Using several actors to play the manifestations "is fun, theatrically, for audiences, and it's also connected to a theme. ... I rather hope when, for example, a woman plays Hyde in a fairly seductive way, it has a certain androgynous feel, because that's what's happening in his subconscious at that point."
If there's any confusion for the audience, it's usually gone by the third variation -- not that a little confusion is necessarily a bad thing, as long as it brings up the level of concentration, too.

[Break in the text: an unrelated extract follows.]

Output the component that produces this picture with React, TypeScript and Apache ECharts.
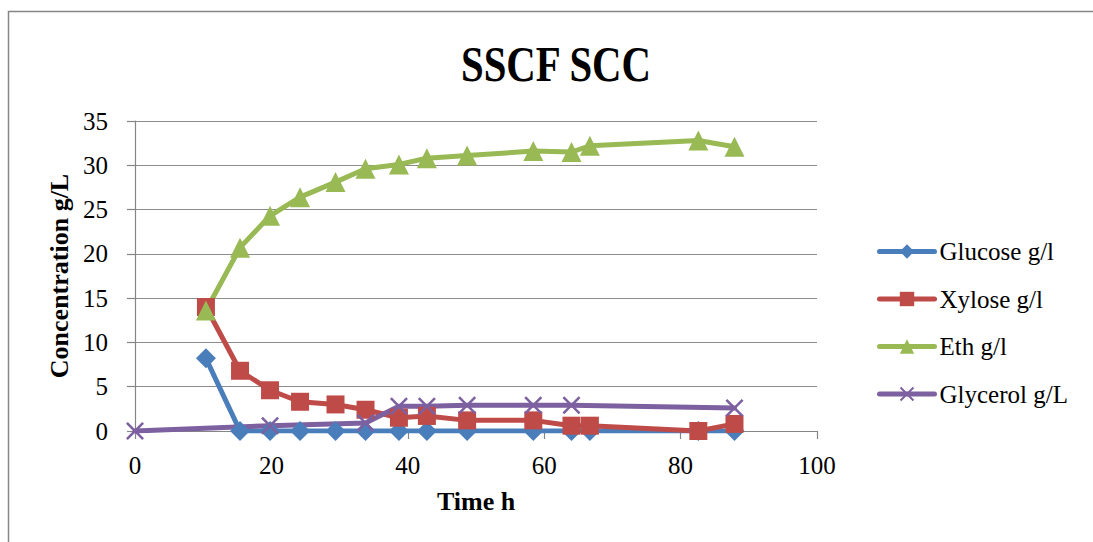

"I knew August Wilson from the O'Neill [Theater in Connecticut], and one time he was talking about language, and he was saying that he was told to change the way his characters talk because white audiences weren't going to understand them. He said, and I hope I'm quoting him right, that 'If I have characters talk the way I think they should and the audience doesn't understand, then they will listen more carefully.' Sometimes he would emphasize the jargon, let's say the patois, at the beginning, and do it less so as he got deeper into it. You don't have to be quite soooo ... exotic, if you know the audience is paying attention."
The play is written to open with an attention-grabber -- a woman screams, police whistles blow and we hear someone scream, "Break it down!" And a light shines on a red door.
That visual jolt runs throughout the play, with the door serving as the main set piece.
"There's a joke in various productions, they call it the Elizabeth Arden door," after the company's Red Door Spas, Hatcher said, chuckling.
"I think the red door represents passion, emotion and violence, too. It can be locked, broken down, sealed ... And I think it just looks cool. Elizabeth Arden must have, too."
Mounting a production that has legs doesn't demand as much time and attention as a premiere. It also helps that the playwright and City have collaborated several times before (including premieres of "Compleat Female Stage Beauty" and "Mercy of a Storm"), and are about to do so again.
Hatcher has been commissioned by City, in partnership with Arizona Theatre, to create a new work about Pittsburgh native and legendary playwright George S. Kaufman.
"It's farcical. ... The story is he's tired of writing with collaborators like Moss Hart and Edna Ferber, so he decides to revisit the house he grew up in in Pittsburgh to try to write by himself. It's a boarding house, where communists hang out, and as a result, the FBI is interested -- the conceit is he's stumbled into one of his own plays. And it was during that period of time when he was running from the newspapers because of [Kaufman's affair] with Mary Astor."
The play is titled "Louder, Faster," and that it's set in Pittsburgh puts Hatcher in a comfort zone.
As a boy, the playwright was taken along on hospital visits in Oakland and discovered the wonders of Jay's Bookstall. He was sorry to hear of the demise of the independent bookstore, for it was there he had first delved into books on theater and entertainment that weren't available in the stores back in Steubenville.
Over the years, Hatcher pointed out, Pittsburgh has a track record as an inspiration for writers.
"August's plays, 'Hill Street Blues' [Carnegie Mellon grad Steven Bochco, the show's creator] obviously picked up things here and ran with it. ... Pittsburgh is very grounded and its theater has just the right amount of grit and sweat in it, plus something that feels sophisticated in all the right ways."
The city's multifaceted nature makes it an ideal spot to invite folks back in time, to the mean streets of Victorian London and behind close doors, where danger lurks and a theatrical experience challenges our imaginations.